### Given data
-- start --
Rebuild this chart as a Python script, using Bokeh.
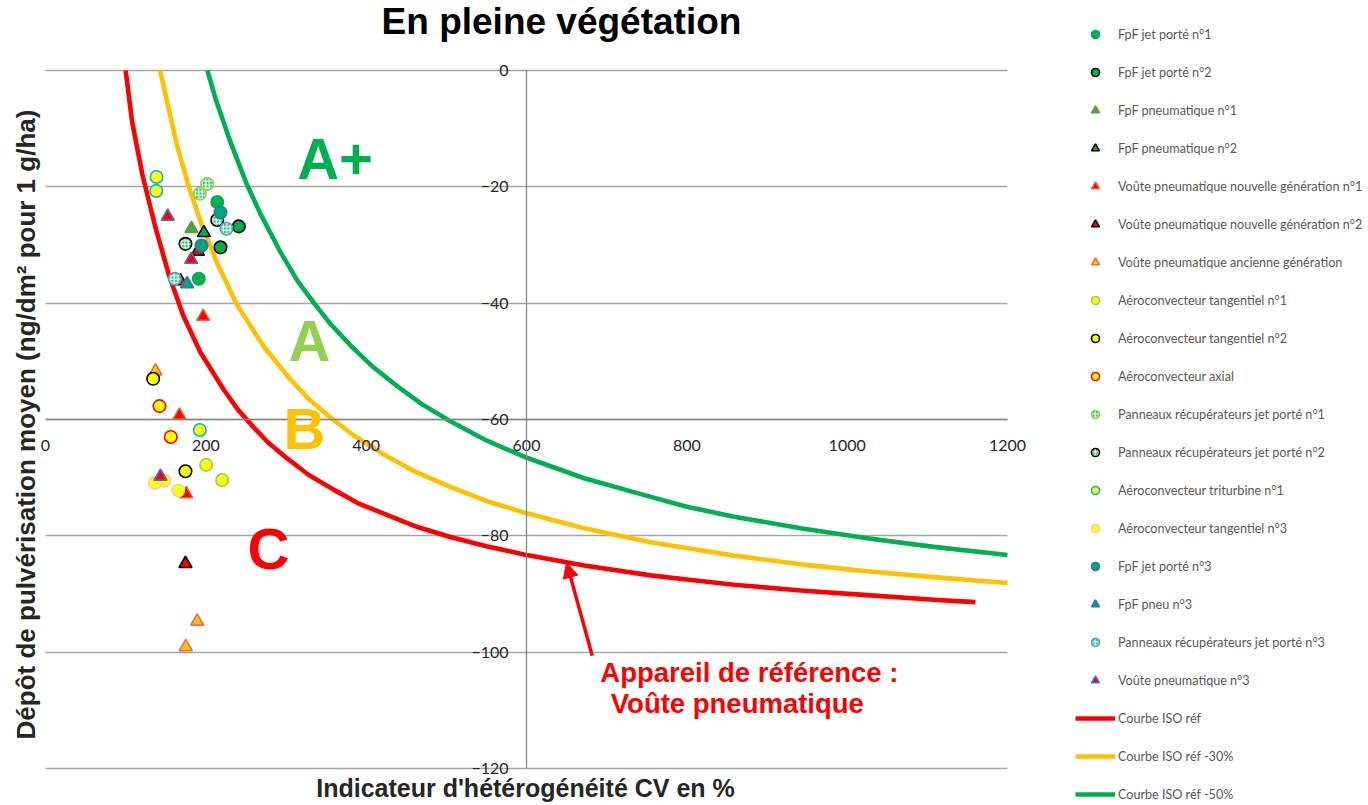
import math
from bokeh.plotting import figure
from bokeh.models import (LinearAxis, FixedTicker, Grid, Legend, LegendItem,
                          Label, Arrow, NormalHead, Range1d)
from bokeh.embed import file_html
from bokeh.resources import INLINE

# ---------------- data ----------------
x_ticks = [0, 200, 400, 600, 800, 1000, 1200]
y_ticks = [0, -20, -40, -60, -80, -100, -120]

fpf_jet1_x = [214.2, 191.2]
fpf_jet1_y = [-22.6, -35.8]
fpf_jet2_x = [241.1, 218.3]
fpf_jet2_y = [-26.8, -30.4]
fpf_pneu1_x = [182.1]
fpf_pneu1_y = [-27.2]
fpf_pneu2_x = [197.5]
fpf_pneu2_y = [-27.9]
voute_ng1_x = [196.7, 167.1, 175.5]
voute_ng1_y = [-42.3, -59.3, -72.8]
voute_ng2_x = [190.0, 168.4, 174.6]
voute_ng2_y = [-31.1, -36.2, -84.8]
voute_anc_x = [137.2, 189.2, 175.0]
voute_anc_y = [-51.7, -94.7, -99.1]
aero_tang1_x = [200.4, 220.4]
aero_tang1_y = [-67.8, -70.4]
aero_tang2_x = [134.3, 174.6]
aero_tang2_y = [-53.0, -68.9]
aero_axial_x = [142.2, 156.3]
aero_axial_y = [-57.7, -63.0]
pann1_x = [192.5, 201.7]
pann1_y = [-21.2, -19.5]
pann2_x = [214.2, 174.6]
pann2_y = [-25.7, -29.8]
aero_tri1_x = [138.5, 138.1, 192.5]
aero_tri1_y = [-18.3, -20.7, -61.8]
aero_tang3_x = [136.3, 148.4, 165.5]
aero_tang3_y = [-70.9, -70.5, -72.2]
fpf_jet3_x = [218.3, 194.6]
fpf_jet3_y = [-24.4, -30.1]
fpf_pneu3_x = [176.7]
fpf_pneu3_y = [-36.7]
pann3_x = [225.8, 161.3]
pann3_y = [-27.2, -35.8]
voute3_x = [152.5, 181.7, 143.4]
voute3_y = [-25.1, -32.5, -69.8]

iso_ref_x = [100, 108, 121, 137, 154, 172, 193, 222, 240, 260, 278, 297, 328, 360,
             390, 422, 460, 505, 550, 597, 672, 755, 800, 859, 942, 1025, 1108, 1160]
iso_ref_y = [0, -8.8, -18.0, -26.9, -35.2, -42.2, -48.4, -54.8, -58.3, -61.4, -64.0,
             -66.2, -69.5, -72.1, -74.4, -76.2, -78.3, -80.2, -81.8, -83.2, -85.1,
             -86.8, -87.5, -88.4, -89.4, -90.2, -91.0, -91.4]
iso_30_x = [143, 152, 164, 179, 193, 214, 239, 272, 306, 330, 356, 385, 422, 460,
            505, 550, 597, 672, 755, 800, 859, 942, 1025, 1108, 1200]
iso_30_y = [0, -5.6, -12.9, -20.1, -25.8, -33.1, -40.3, -47.4, -53.2, -56.7, -59.7,
            -62.8, -66.0, -68.9, -71.6, -74.0, -76.0, -78.7, -81.1, -82.1, -83.4,
            -84.9, -86.1, -87.1, -88.1]
iso_50_x = [202, 212, 231, 250, 268, 293, 315, 335, 355, 380, 408, 439, 470, 505,
            550, 597, 672, 755, 800, 859, 942, 1025, 1108, 1200]
iso_50_y = [0, -4.8, -12.4, -19.2, -24.6, -31.2, -36.3, -40.0, -43.5, -47.2, -50.9,
            -54.3, -57.4, -60.3, -63.6, -66.4, -70.1, -73.3, -75.0, -76.7, -78.7,
            -80.4, -81.9, -83.3]

series_names = [
    "FpF jet porté n°1", "FpF jet porté n°2", "FpF pneumatique n°1",
    "FpF pneumatique n°2", "Voûte pneumatique nouvelle génération n°1",
    "Voûte pneumatique nouvelle génération n°2",
    "Voûte pneumatique ancienne génération", "Aéroconvecteur tangentiel n°1",
    "Aéroconvecteur tangentiel n°2", "Aéroconvecteur axial",
    "Panneaux récupérateurs jet porté n°1", "Panneaux récupérateurs jet porté n°2",
    "Aéroconvecteur triturbine n°1", "Aéroconvecteur tangentiel n°3",
    "FpF jet porté n°3", "FpF pneu n°3", "Panneaux récupérateurs jet porté n°3",
    "Voûte pneumatique n°3",
]
series_x = [fpf_jet1_x, fpf_jet2_x, fpf_pneu1_x, fpf_pneu2_x, voute_ng1_x,
            voute_ng2_x, voute_anc_x, aero_tang1_x, aero_tang2_x, aero_axial_x,
            pann1_x, pann2_x, aero_tri1_x, aero_tang3_x, fpf_jet3_x, fpf_pneu3_x,
            pann3_x, voute3_x]
series_y = [fpf_jet1_y, fpf_jet2_y, fpf_pneu1_y, fpf_pneu2_y, voute_ng1_y,
            voute_ng2_y, voute_anc_y, aero_tang1_y, aero_tang2_y, aero_axial_y,
            pann1_y, pann2_y, aero_tri1_y, aero_tang3_y, fpf_jet3_y, fpf_pneu3_y,
            pann3_y, voute3_y]
curve_names = ["Courbe ISO réf", "Courbe ISO réf -30%", "Courbe ISO réf -50%"]
curve_x = [iso_ref_x, iso_30_x, iso_50_x]
curve_y = [iso_ref_y, iso_30_y, iso_50_y]

# ---------------- styles ----------------
GREEN = "#00B050"
LGREEN = "#92D050"
ORANGE = "#FFC000"
RED = "#FF0000"
YELLOW = "#FFFF00"
BLUE = "#2E75B6"
# (marker, fill, line, hatch)
styles = [
    ("circle", GREEN, GREEN, None),
    ("circle", GREEN, "#000000", None),
    ("triangle", "#4FA23A", "#5E9E48", None),
    ("triangle", GREEN, "#000000", None),
    ("triangle", RED, "#E8622A", None),
    ("triangle", RED, "#000000", None),
    ("triangle", ORANGE, "#E0705A", None),
    ("circle", YELLOW, LGREEN, None),
    ("circle", YELLOW, "#000000", None),
    ("circle", YELLOW, RED, None),
    ("circle", "#3CC377", LGREEN, "cross"),
    ("circle", "#3CC377", "#000000", "cross"),
    ("circle", YELLOW, "#00B0F0", None),
    ("circle", YELLOW, "#F8CBAD", None),
    ("circle", "#00A86B", BLUE, None),
    ("triangle", "#00A86B", BLUE, None),
    ("circle", "#3CC377", "#5B9BD5", "cross"),
    ("triangle", RED, "#4F6FD0", None),
]
curve_colors = [RED, ORANGE, GREEN]

TICK_FONT = "Lato"
BOLD_FONT = "Liberation Sans"
AXIS_GREY = "#868686"

# The frame covers the whole canvas; the 0..1200 x -120..0 chart area sits inside it
# (x: 0 -> 45 px, 1200 -> 1007 px ; y: 0 -> 70 px, -120 -> 768 px).
W, H = 1368, 805
p = figure(frame_width=W, frame_height=H, min_border=0,
           x_range=Range1d(-56.13, 1650.3), y_range=Range1d(-126.36, 12.034),
           x_axis_type=None, y_axis_type=None,
           output_backend="svg", toolbar_location=None,
           outline_line_color=None,
           background_fill_color="white", border_fill_color="white")

# axes crossing in the middle of the plot
xaxis = LinearAxis(ticker=FixedTicker(ticks=x_ticks), fixed_location=-60, bounds=(0, 1200),
                   axis_line_color=AXIS_GREY, axis_line_width=1.3,
                   major_tick_in=0, major_tick_out=0, minor_tick_line_color=None,
                   major_label_standoff=20, major_label_text_font=TICK_FONT,
                   major_label_text_font_size="16px", major_label_text_color="#262626")
p.add_layout(xaxis, "below")
yaxis = LinearAxis(ticker=FixedTicker(ticks=y_ticks), fixed_location=600, bounds=(-120, 0),
                   axis_line_color=AXIS_GREY, axis_line_width=1.3,
                   major_tick_in=0, major_tick_out=0, minor_tick_line_color=None,
                   major_label_standoff=18, major_label_text_font=TICK_FONT,
                   major_label_text_font_size="16px", major_label_text_color="#262626")
p.add_layout(yaxis, "left")
p.add_layout(Grid(dimension=1, ticker=FixedTicker(ticks=y_ticks), bounds=(-120, 0),
                  cross_bounds=(0, 1200),
                  grid_line_color="#A6A6A6", grid_line_width=1.3))

# titles (screen units: x from the left edge, y up from the bottom edge)
p.add_layout(Label(x=561, y=H - 21, x_units="screen", y_units="screen",
                   text="En pleine végétation", text_font=BOLD_FONT,
                   text_font_size="37px", text_font_style="bold",
                   text_color="#000000", text_align="center",
                   text_baseline="alphabetic"))
p.add_layout(Label(x=525, y=H - 787, x_units="screen", y_units="screen",
                   text="Indicateur d'hétérogénéité CV en %", text_font=BOLD_FONT,
                   text_font_size="25px", text_font_style="bold",
                   text_color="#262626", text_align="center",
                   text_baseline="alphabetic"))
p.add_layout(Label(x=25, y=H - 424, x_units="screen", y_units="screen", angle=math.pi / 2,
                   text="Dépôt de pulvérisation moyen (ng/dm² pour 1 g/ha)",
                   text_font=BOLD_FONT, text_font_size="26px", text_font_style="bold",
                   text_color="#262626", text_align="center",
                   text_baseline="alphabetic"))

# curves (under the points)
curve_renderers = []
for cx, cy, col in zip(curve_x, curve_y, curve_colors):
    r = p.line(cx, cy, line_color=col, line_width=4.6, line_join="round")
    curve_renderers.append(r)

point_renderers = []
for sx, sy, (mk, fc, lc, hatch) in zip(series_x, series_y, styles):
    kw = dict(marker=mk, size=13 if mk == "triangle" else 12.5,
              fill_color=fc, line_color=lc, line_width=1.6)
    if hatch:
        kw.update(hatch_pattern=hatch, hatch_color="white", hatch_scale=3.5,
                  hatch_weight=1.2, hatch_alpha=0.9)
    r = p.scatter(sx, sy, **kw)
    point_renderers.append(r)

# zone labels
zone_text = ["A+", "A", "B", "C"]
zone_pos_x = [314, 303, 297, 252]
zone_pos_y = [-15.2, -46.4, -61.6, -82.1]
zone_colors = [GREEN, LGREEN, ORANGE, RED]
for t, zx, zy, zc in zip(zone_text, zone_pos_x, zone_pos_y, zone_colors):
    p.add_layout(Label(x=zx, y=zy, text=t, text_font=BOLD_FONT,
                       text_font_size="58px", text_font_style="bold",
                       text_color=zc, text_align="left",
                       text_baseline="alphabetic"))

# reference device annotation
ref_lines = ["Appareil de référence :", "Voûte pneumatique"]
ref_pos_x = [878, 863]
ref_pos_y = [-103.5, -108.8]
for t, rx, ry in zip(ref_lines, ref_pos_x, ref_pos_y):
    p.add_layout(Label(x=rx, y=ry, text=t, text_font=BOLD_FONT,
                       text_font_size="27.5px", text_font_style="bold",
                       text_color=RED, text_align="center",
                       text_baseline="alphabetic"))
p.add_layout(Arrow(end=NormalHead(size=15, fill_color=RED, line_color=RED),
                   x_start=682, y_start=-100.6, x_end=650, y_end=-84.6,
                   line_color=RED, line_width=3.5))

# legend on the right (inside the canvas-wide frame)
items = [LegendItem(label=n, renderers=[r]) for n, r in zip(series_names, point_renderers)]
items += [LegendItem(label=n, renderers=[r]) for n, r in zip(curve_names, curve_renderers)]
legend = Legend(items=items, location=(1075, 1), orientation="vertical",
                glyph_width=40, glyph_height=20, label_height=20, spacing=18,
                padding=0, margin=0, label_standoff=3,
                border_line_color=None, background_fill_alpha=0,
                label_text_font=TICK_FONT, label_text_font_size="12.6px",
                label_text_color="#595959")
p.add_layout(legend)

open("out.html", "w").write(file_html(p, INLINE))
-- end --
Copy exactly the lines running from the beginning of the listing through the line that has "y_ticks = [0, -20, -40, -60, -80, -100, -120]". Drop the pictures.

### Written solution
Rebuild this chart as a Python script, using Bokeh.
import math
from bokeh.plotting import figure
from bokeh.models import (LinearAxis, FixedTicker, Grid, Legend, LegendItem,
                          Label, Arrow, NormalHead, Range1d)
from bokeh.embed import file_html
from bokeh.resources import INLINE

# ---------------- data ----------------
x_ticks = [0, 200, 400, 600, 800, 1000, 1200]
y_ticks = [0, -20, -40, -60, -80, -100, -120]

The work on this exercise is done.